Brief:
Send back all the data below, exactly as given.

Data shown:
########

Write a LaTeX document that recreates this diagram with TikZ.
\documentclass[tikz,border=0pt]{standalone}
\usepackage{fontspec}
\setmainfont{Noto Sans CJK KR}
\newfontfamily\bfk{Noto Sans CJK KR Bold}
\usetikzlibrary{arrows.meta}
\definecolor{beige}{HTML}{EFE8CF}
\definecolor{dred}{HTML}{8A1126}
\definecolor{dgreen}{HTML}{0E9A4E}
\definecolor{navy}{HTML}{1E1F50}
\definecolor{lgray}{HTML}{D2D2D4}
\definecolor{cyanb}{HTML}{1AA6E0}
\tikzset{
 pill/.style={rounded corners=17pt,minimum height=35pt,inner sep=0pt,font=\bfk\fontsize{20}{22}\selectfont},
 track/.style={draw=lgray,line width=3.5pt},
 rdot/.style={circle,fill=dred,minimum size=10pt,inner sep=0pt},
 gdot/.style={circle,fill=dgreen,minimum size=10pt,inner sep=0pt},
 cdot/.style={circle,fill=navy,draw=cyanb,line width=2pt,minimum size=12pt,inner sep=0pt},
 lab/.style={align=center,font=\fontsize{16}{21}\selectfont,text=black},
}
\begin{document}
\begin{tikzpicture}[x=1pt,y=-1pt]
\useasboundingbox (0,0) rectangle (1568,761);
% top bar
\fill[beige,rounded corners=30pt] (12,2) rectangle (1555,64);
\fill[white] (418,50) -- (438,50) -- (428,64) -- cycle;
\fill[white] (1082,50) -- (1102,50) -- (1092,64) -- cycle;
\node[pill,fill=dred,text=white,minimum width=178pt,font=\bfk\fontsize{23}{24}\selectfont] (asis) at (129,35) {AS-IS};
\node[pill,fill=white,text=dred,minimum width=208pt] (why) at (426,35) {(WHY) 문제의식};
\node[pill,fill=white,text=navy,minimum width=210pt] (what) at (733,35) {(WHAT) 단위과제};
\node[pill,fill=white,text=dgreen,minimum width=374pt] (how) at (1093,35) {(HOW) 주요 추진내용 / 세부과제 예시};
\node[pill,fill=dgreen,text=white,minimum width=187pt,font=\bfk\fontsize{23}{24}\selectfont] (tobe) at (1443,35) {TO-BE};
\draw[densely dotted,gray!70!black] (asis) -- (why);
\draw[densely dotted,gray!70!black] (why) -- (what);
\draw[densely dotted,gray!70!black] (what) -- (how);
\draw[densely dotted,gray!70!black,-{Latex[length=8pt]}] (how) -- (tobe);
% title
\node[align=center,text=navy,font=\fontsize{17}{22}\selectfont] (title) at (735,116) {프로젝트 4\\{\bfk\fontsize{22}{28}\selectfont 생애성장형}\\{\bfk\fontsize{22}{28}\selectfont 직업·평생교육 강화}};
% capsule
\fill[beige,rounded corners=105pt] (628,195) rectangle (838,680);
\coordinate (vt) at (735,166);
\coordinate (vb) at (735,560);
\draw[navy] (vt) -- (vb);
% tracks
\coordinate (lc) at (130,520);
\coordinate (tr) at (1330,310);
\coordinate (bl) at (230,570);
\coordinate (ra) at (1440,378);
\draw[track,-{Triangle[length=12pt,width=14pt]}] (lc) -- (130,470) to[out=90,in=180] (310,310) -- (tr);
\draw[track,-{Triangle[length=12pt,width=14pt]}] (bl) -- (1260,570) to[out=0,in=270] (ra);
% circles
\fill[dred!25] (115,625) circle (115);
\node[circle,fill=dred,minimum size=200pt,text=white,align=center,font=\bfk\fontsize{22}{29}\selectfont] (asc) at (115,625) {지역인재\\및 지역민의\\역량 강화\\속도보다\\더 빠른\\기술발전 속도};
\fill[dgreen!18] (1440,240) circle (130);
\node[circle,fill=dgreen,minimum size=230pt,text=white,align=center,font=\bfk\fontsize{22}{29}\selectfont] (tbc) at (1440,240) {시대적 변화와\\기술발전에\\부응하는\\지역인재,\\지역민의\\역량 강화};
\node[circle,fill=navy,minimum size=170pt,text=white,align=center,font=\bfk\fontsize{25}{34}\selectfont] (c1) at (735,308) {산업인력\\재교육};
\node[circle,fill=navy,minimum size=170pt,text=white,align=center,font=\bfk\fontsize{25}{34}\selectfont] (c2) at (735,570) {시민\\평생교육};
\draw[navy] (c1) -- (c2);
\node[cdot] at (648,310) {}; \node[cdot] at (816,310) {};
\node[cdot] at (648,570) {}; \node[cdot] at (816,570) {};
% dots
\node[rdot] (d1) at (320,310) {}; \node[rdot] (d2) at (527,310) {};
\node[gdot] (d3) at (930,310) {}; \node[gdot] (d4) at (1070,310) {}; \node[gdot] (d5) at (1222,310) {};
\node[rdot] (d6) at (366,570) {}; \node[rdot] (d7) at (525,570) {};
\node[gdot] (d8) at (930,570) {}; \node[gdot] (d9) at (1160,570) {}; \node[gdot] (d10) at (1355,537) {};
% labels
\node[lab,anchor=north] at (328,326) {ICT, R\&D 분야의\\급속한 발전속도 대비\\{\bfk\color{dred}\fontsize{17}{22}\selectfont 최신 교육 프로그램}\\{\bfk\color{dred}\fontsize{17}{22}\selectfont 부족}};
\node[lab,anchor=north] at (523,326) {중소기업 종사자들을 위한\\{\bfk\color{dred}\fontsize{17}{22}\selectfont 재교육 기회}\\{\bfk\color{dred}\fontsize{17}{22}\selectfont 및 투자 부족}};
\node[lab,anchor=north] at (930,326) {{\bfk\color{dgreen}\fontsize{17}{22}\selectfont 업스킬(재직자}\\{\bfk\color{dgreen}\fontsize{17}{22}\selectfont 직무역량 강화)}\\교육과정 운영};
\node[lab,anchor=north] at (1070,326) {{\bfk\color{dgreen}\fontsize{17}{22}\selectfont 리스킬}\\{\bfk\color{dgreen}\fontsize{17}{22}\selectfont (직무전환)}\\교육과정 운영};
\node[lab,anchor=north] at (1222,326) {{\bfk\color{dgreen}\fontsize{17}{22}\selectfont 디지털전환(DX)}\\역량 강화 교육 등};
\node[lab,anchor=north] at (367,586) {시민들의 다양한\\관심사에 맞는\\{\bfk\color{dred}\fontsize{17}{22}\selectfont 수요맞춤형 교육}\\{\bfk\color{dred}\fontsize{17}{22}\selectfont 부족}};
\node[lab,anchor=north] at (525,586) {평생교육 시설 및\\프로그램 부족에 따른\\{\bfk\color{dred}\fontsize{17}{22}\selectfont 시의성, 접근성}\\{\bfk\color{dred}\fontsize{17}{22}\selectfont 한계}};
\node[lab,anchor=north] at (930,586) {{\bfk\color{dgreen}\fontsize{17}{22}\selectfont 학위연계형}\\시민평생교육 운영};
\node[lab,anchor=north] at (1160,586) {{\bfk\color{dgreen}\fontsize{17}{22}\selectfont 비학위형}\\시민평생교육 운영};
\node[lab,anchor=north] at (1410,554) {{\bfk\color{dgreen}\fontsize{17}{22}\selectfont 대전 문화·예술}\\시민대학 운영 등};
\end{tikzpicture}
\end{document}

########

Answer in full:
Write a LaTeX document that recreates this diagram with TikZ.
\documentclass[tikz,border=0pt]{standalone}
\usepackage{fontspec}
\setmainfont{Noto Sans CJK KR}
\newfontfamily\bfk{Noto Sans CJK KR Bold}
\usetikzlibrary{arrows.meta}
\definecolor{beige}{HTML}{EFE8CF}
\definecolor{dred}{HTML}{8A1126}
\definecolor{dgreen}{HTML}{0E9A4E}
\definecolor{navy}{HTML}{1E1F50}
\definecolor{lgray}{HTML}{D2D2D4}
\definecolor{cyanb}{HTML}{1AA6E0}
\tikzset{
 pill/.style={rounded corners=17pt,minimum height=35pt,inner sep=0pt,font=\bfk\fontsize{20}{22}\selectfont},
 track/.style={draw=lgray,line width=3.5pt},
 rdot/.style={circle,fill=dred,minimum size=10pt,inner sep=0pt},
 gdot/.style={circle,fill=dgreen,minimum size=10pt,inner sep=0pt},
 cdot/.style={circle,fill=navy,draw=cyanb,line width=2pt,minimum size=12pt,inner sep=0pt},
 lab/.style={align=center,font=\fontsize{16}{21}\selectfont,text=black},
}
\begin{document}
\begin{tikzpicture}[x=1pt,y=-1pt]
\useasboundingbox (0,0) rectangle (1568,761);
% top bar
\fill[beige,rounded corners=30pt] (12,2) rectangle (1555,64);
\fill[white] (418,50) -- (438,50) -- (428,64) -- cycle;
\fill[white] (1082,50) -- (1102,50) -- (1092,64) -- cycle;
\node[pill,fill=dred,text=white,minimum width=178pt,font=\bfk\fontsize{23}{24}\selectfont] (asis) at (129,35) {AS-IS};
\node[pill,fill=white,text=dred,minimum width=208pt] (why) at (426,35) {(WHY) 문제의식};
\node[pill,fill=white,text=navy,minimum width=210pt] (what) at (733,35) {(WHAT) 단위과제};
\node[pill,fill=white,text=dgreen,minimum width=374pt] (how) at (1093,35) {(HOW) 주요 추진내용 / 세부과제 예시};
\node[pill,fill=dgreen,text=white,minimum width=187pt,font=\bfk\fontsize{23}{24}\selectfont] (tobe) at (1443,35) {TO-BE};
\draw[densely dotted,gray!70!black] (asis) -- (why);
\draw[densely dotted,gray!70!black] (why) -- (what);
\draw[densely dotted,gray!70!black] (what) -- (how);
\draw[densely dotted,gray!70!black,-{Latex[length=8pt]}] (how) -- (tobe);
% title
\node[align=center,text=navy,font=\fontsize{17}{22}\selectfont] (title) at (735,116) {프로젝트 4\\{\bfk\fontsize{22}{28}\selectfont 생애성장형}\\{\bfk\fontsize{22}{28}\selectfont 직업·평생교육 강화}};
% capsule
\fill[beige,rounded corners=105pt] (628,195) rectangle (838,680);
\coordinate (vt) at (735,166);
\coordinate (vb) at (735,560);
\draw[navy] (vt) -- (vb);
% tracks
\coordinate (lc) at (130,520);
\coordinate (tr) at (1330,310);
\coordinate (bl) at (230,570);
\coordinate (ra) at (1440,378);
\draw[track,-{Triangle[length=12pt,width=14pt]}] (lc) -- (130,470) to[out=90,in=180] (310,310) -- (tr);
\draw[track,-{Triangle[length=12pt,width=14pt]}] (bl) -- (1260,570) to[out=0,in=270] (ra);
% circles
\fill[dred!25] (115,625) circle (115);
\node[circle,fill=dred,minimum size=200pt,text=white,align=center,font=\bfk\fontsize{22}{29}\selectfont] (asc) at (115,625) {지역인재\\및 지역민의\\역량 강화\\속도보다\\더 빠른\\기술발전 속도};
\fill[dgreen!18] (1440,240) circle (130);
\node[circle,fill=dgreen,minimum size=230pt,text=white,align=center,font=\bfk\fontsize{22}{29}\selectfont] (tbc) at (1440,240) {시대적 변화와\\기술발전에\\부응하는\\지역인재,\\지역민의\\역량 강화};
\node[circle,fill=navy,minimum size=170pt,text=white,align=center,font=\bfk\fontsize{25}{34}\selectfont] (c1) at (735,308) {산업인력\\재교육};
\node[circle,fill=navy,minimum size=170pt,text=white,align=center,font=\bfk\fontsize{25}{34}\selectfont] (c2) at (735,570) {시민\\평생교육};
\draw[navy] (c1) -- (c2);
\node[cdot] at (648,310) {}; \node[cdot] at (816,310) {};
\node[cdot] at (648,570) {}; \node[cdot] at (816,570) {};
% dots
\node[rdot] (d1) at (320,310) {}; \node[rdot] (d2) at (527,310) {};
\node[gdot] (d3) at (930,310) {}; \node[gdot] (d4) at (1070,310) {}; \node[gdot] (d5) at (1222,310) {};
\node[rdot] (d6) at (366,570) {}; \node[rdot] (d7) at (525,570) {};
\node[gdot] (d8) at (930,570) {}; \node[gdot] (d9) at (1160,570) {}; \node[gdot] (d10) at (1355,537) {};
% labels
\node[lab,anchor=north] at (328,326) {ICT, R\&D 분야의\\급속한 발전속도 대비\\{\bfk\color{dred}\fontsize{17}{22}\selectfont 최신 교육 프로그램}\\{\bfk\color{dred}\fontsize{17}{22}\selectfont 부족}};
\node[lab,anchor=north] at (523,326) {중소기업 종사자들을 위한\\{\bfk\color{dred}\fontsize{17}{22}\selectfont 재교육 기회}\\{\bfk\color{dred}\fontsize{17}{22}\selectfont 및 투자 부족}};
\node[lab,anchor=north] at (930,326) {{\bfk\color{dgreen}\fontsize{17}{22}\selectfont 업스킬(재직자}\\{\bfk\color{dgreen}\fontsize{17}{22}\selectfont 직무역량 강화)}\\교육과정 운영};
\node[lab,anchor=north] at (1070,326) {{\bfk\color{dgreen}\fontsize{17}{22}\selectfont 리스킬}\\{\bfk\color{dgreen}\fontsize{17}{22}\selectfont (직무전환)}\\교육과정 운영};
\node[lab,anchor=north] at (1222,326) {{\bfk\color{dgreen}\fontsize{17}{22}\selectfont 디지털전환(DX)}\\역량 강화 교육 등};
\node[lab,anchor=north] at (367,586) {시민들의 다양한\\관심사에 맞는\\{\bfk\color{dred}\fontsize{17}{22}\selectfont 수요맞춤형 교육}\\{\bfk\color{dred}\fontsize{17}{22}\selectfont 부족}};
\node[lab,anchor=north] at (525,586) {평생교육 시설 및\\프로그램 부족에 따른\\{\bfk\color{dred}\fontsize{17}{22}\selectfont 시의성, 접근성}\\{\bfk\color{dred}\fontsize{17}{22}\selectfont 한계}};
\node[lab,anchor=north] at (930,586) {{\bfk\color{dgreen}\fontsize{17}{22}\selectfont 학위연계형}\\시민평생교육 운영};
\node[lab,anchor=north] at (1160,586) {{\bfk\color{dgreen}\fontsize{17}{22}\selectfont 비학위형}\\시민평생교육 운영};
\node[lab,anchor=north] at (1410,554) {{\bfk\color{dgreen}\fontsize{17}{22}\selectfont 대전 문화·예술}\\시민대학 운영 등};
\end{tikzpicture}
\end{document}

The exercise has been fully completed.